Cinema com Rapadura

OPINIÃO   sexta-feira, 22 de julho de 2016

A Última Premonição (2015): terror que não aterroriza

De um lado, acerta no roteiro: mesmo longe da inteligência desejável, foi elaborado sem preguiça e com a preocupação de ser coerente. De outro, a direção é lastimável: não assusta ninguém (a não ser a protagonista).

O espectador comum que busca nos filmes de terror momentos de tensão e saltos da poltrona (literalmente) possivelmente ficará decepcionado com “A Última Premonição”, que não tem êxito neste quesito. Contudo, o esmero na construção de um roteiro que não deixa pontas soltas merece atenção.

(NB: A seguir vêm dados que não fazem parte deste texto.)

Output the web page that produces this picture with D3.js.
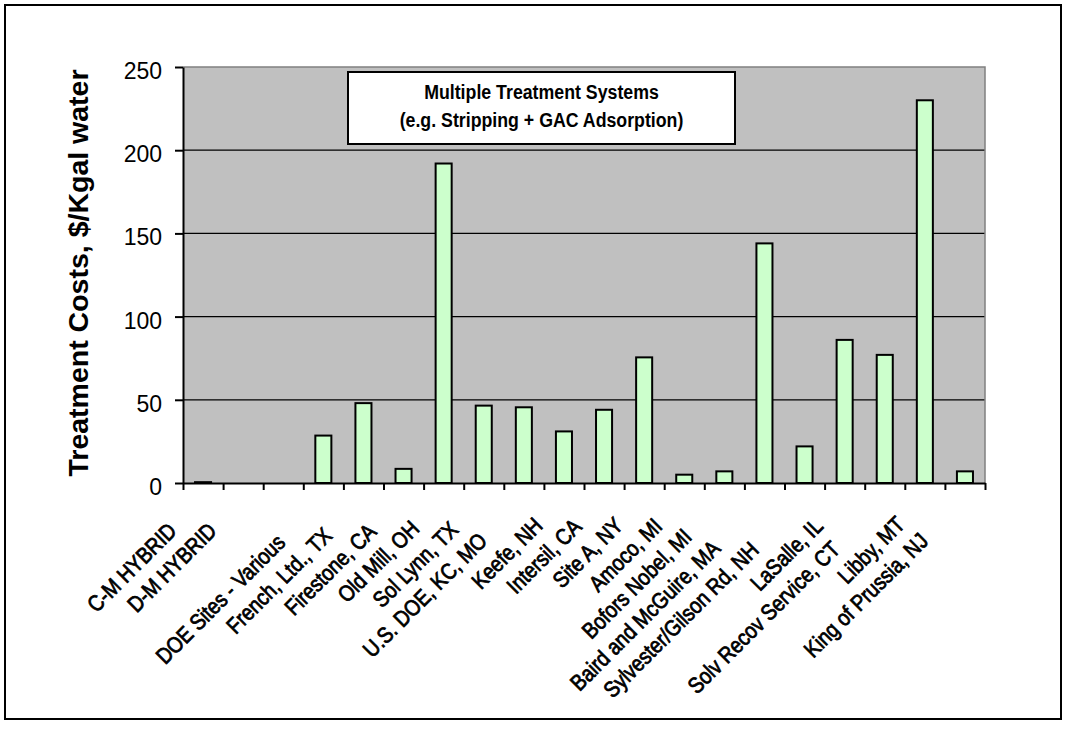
<!DOCTYPE html>
<html>
<head>
<meta charset="utf-8">
<script src="https://cdn.jsdelivr.net/npm/d3@7"></script>
<style>
  html, body { margin: 0; padding: 0; background: #ffffff; }
  svg { display: block; font-family: "Liberation Sans", Arial, sans-serif; }
</style>
</head>
<body>
<svg id="chart" width="1068" height="735"></svg>
<script>
const categories = ["C-M HYBRID", "D-M HYBRID", "", "DOE Sites - Various", "French, Ltd., TX",
  "Firestone, CA", "Old Mill, OH", "Sol Lynn, TX", "U.S. DOE, KC, MO", "Keefe, NH",
  "Intersil, CA", "Site A, NY", "Amoco, MI", "Bofors Nobel, MI", "Baird and McGuire, MA",
  "Sylvester/Gilson Rd, NH", "LaSalle, IL", "Solv Recov Service, CT", "Libby, MT", "King of Prussia, NJ"];
const costs = [0.5, 0, 0, 28.5, 48, 8.5, 192, 46.5, 45.5, 31, 44, 75.5, 5, 7, 144, 22, 86, 77, 230, 7];
const yTicks = [0, 50, 100, 150, 200, 250];
const yTitle = "Treatment Costs, $/Kgal water";
const boxLines = ["Multiple Treatment Systems", "(e.g. Stripping + GAC Adsorption)"];

const svg = d3.select("#chart");
const plot = {left: 183, right: 985, top: 67, bottom: 483};

// outer frame
svg.append("rect").attr("x", 5).attr("y", 5).attr("width", 1056).attr("height", 714)
  .attr("fill", "#fff").attr("stroke", "#000").attr("stroke-width", 2);

const idx = d3.range(categories.length);
const x = d3.scaleBand().domain(idx).range([plot.left, plot.right]).padding(0);
const xb = d3.scaleLinear().domain([0, categories.length]).range([plot.left, plot.right]);
const y = d3.scaleLinear().domain([0, 250]).range([plot.bottom, plot.top]);

// plot background
svg.append("rect").attr("x", plot.left).attr("y", plot.top)
  .attr("width", plot.right - plot.left).attr("height", plot.bottom - plot.top)
  .attr("fill", "#C0C0C0");

// gridlines
svg.append("g").selectAll("line").data(yTicks.filter(d => d > 0 && d < 250)).join("line")
  .attr("x1", plot.left).attr("x2", plot.right)
  .attr("y1", d => y(d)).attr("y2", d => y(d))
  .attr("stroke", "#000").attr("stroke-width", 1.2);

// plot border (top / right, grey)
svg.append("path")
  .attr("d", `M${plot.left},${y(250)}H${plot.right}V${plot.bottom}`)
  .attr("fill", "none").attr("stroke", "#808080").attr("stroke-width", 1.5);

// bars
const bw = x.bandwidth() * 0.4;
svg.append("g").selectAll("rect").data(idx).join("rect")
  .attr("x", i => x(i) + (x.bandwidth() - bw) / 2)
  .attr("width", bw)
  .attr("y", i => y(costs[i]))
  .attr("height", i => y(0) - y(costs[i]))
  .attr("fill", "#CCFFCC").attr("stroke", "#000").attr("stroke-width", 2);

// y axis
const yAxis = svg.append("g").attr("transform", `translate(${plot.left},0)`)
  .call(d3.axisLeft(y).tickValues(yTicks).tickSize(8).tickPadding(13).tickSizeOuter(0));
yAxis.select(".domain").attr("stroke", "#000").attr("stroke-width", 2);
yAxis.selectAll(".tick line").attr("stroke", "#000").attr("stroke-width", 2);
yAxis.selectAll(".tick text")
  .attr("font-family", "'Liberation Sans', Arial, sans-serif")
  .attr("font-size", 23).attr("fill", "#000").attr("dy", "0.5em");

// x axis (ticks at category boundaries)
const xAxis = svg.append("g").attr("transform", `translate(0,${plot.bottom})`)
  .call(d3.axisBottom(xb).tickValues(d3.range(categories.length + 1)).tickFormat("").tickSize(7).tickSizeOuter(0));
xAxis.select(".domain").attr("stroke", "#000").attr("stroke-width", 2);
xAxis.selectAll(".tick line").attr("stroke", "#000").attr("stroke-width", 2);

// category labels (rotated 45°, condensed); anchor = baseline end
const fs = 22.5, sx = 0.86;
const labels = svg.append("g").selectAll("text").data(idx).join("text")
  .attr("font-family", "'Liberation Sans', Arial, sans-serif")
  .attr("font-size", fs).attr("fill", "#000")
  .attr("stroke", "#000").attr("stroke-width", 0.8)
  .attr("text-anchor", "end")
  .text(i => categories[i]);
labels.each(function(i) {
  const L = this.getComputedTextLength() * sx;
  const c = x(i) + x.bandwidth() / 2;
  const ax = c - 1.7 - 0.2046 * L, ay = 508.8 + 0.2046 * L;
  d3.select(this).attr("transform", `translate(${ax},${ay}) rotate(-45) scale(${sx},1)`);
});

// y title
svg.append("text")
  .attr("transform", `translate(88,273) rotate(-90)`)
  .attr("text-anchor", "middle")
  .attr("font-size", 28.5).attr("font-weight", "bold").attr("fill", "#000")
  .text(yTitle);

// annotation box
svg.append("rect").attr("x", 348).attr("y", 72).attr("width", 387).attr("height", 72)
  .attr("fill", "#fff").attr("stroke", "#000").attr("stroke-width", 2);
svg.append("g").selectAll("text").data(boxLines).join("text")
  .attr("transform", (d, i) => `translate(541.5,${i === 0 ? 99 : 127}) scale(0.845,1)`)
  .attr("text-anchor", "middle")
  .attr("font-size", 21).attr("font-weight", "bold").attr("fill", "#000")
  .text(d => d);
</script>
</body>
</html>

O nome original (“Visions”) se revela mais apropriado: após um traumático acidente de carro, Eveleigh passa enxergar eventos que as demais pessoas não enxergam. Com o passar do tempo, seu marido David passa a exigir que ela volte a tomar antidepressivos (que iniciou a ingerir em razão do acidente), pois as visões se tornam cada vez mais graves e ameaçam até mesmo sua gravidez. Por outro lado, sua amiga Sadie acredita que as visões são reais, e não alucinações resultantes da abstinência do remédio. Defende ainda que são resultado de um sexto sentido aflorado, que não poderia ser desperdiçado.

Tudo que foge do usual que Eveleigh vê a assusta: barulho de chaleira vindo do nada, personagem aparentemente possuída, metal que se mexe sozinho, pessoa usando capuz à noite, moedas que ficam “de pé”, garrafas que explodem, vidro que se quebra, e assim por diante. O que pode assustar o público é o perigoso foco de dengue que ela encontra em seu terreno – é preciso convir que este perigo é maior que uma moeda que não cai. De resto, nada amedrontador (exceto para a protagonista).

Partindo de tal argumento, o roteiro brinca com a noção da realidade ao não deixar claro se o que acontece é resultado da paranormalidade que paira no local ou se são alucinações em razão da cessação do uso dos medicamentos. O que se sabe é que são visões que apenas Eveleigh enxerga, e que a assustam profundamente. O desfecho eclético é um alento ao fugir do lugar-comum no gênero terror, retomando de forma bastante coerente e crível (dentro daquele universo diegético, é claro) as visões da protagonista. Vale dizer, a narrativa foi construída para dar verossimilhança ao terceiro ato, ficando clara a preocupação em dar credibilidade ao conjunto. Afinal, atribuir as visões ao “mommy sense” ou à abstinência medicamentosa seria solução fácil e mesmo simplista. Em apertada síntese: o plot não é uma sequência sem reflexão, mas um conjunto pensado para ter coerência interna.

Um roteiro pensado não costuma ser virtude no terror, logo, cabe elogiar. Inclusive, isso quase apaga a falta de habilidade do diretor Kevin Greutert para elaborar uma imersão satisfatória no terreno do medo. Cabe, porém, fazer uma ressalva quanto ao desserviço prestado em relação ao uso de medicamentos: Eveleigh crê que o uso pode afetar seu bebê, quando caberia ao longa cumprir uma função pedagógica de mostrar ao espectador que, mediante acompanhamento médico, não há razão para temer a ingestão de tais drogas lícitas, inclusive antidepressivos. Trata-se de um tabu enraizado em muitos setores sociais e que, se o filme optou por abordar, poderia ter sido quebrado.

Embora o elenco conte com o famoso Jim Parsons como médico de Eveleigh, é Isla Fisher (como protagonista) quem recebe os holofotes, parecendo um pouco desconfortável com a responsabilidade neste longa. Não que Fisher tenha desempenho ruim, mas não convence como mocinha amedrontada – no drama, ela até vai bem; no terror, fica apagada. Até mesmo Anson Mount, que interpreta seu marido, aparenta maior desenvoltura.

“A Última Premonição” possui a virtude de não ser mais um terror de roteiro preguiçoso e incoerente. Porém, como filme de terror que é, mostra-se aquém do desejável ao não conseguir assustar.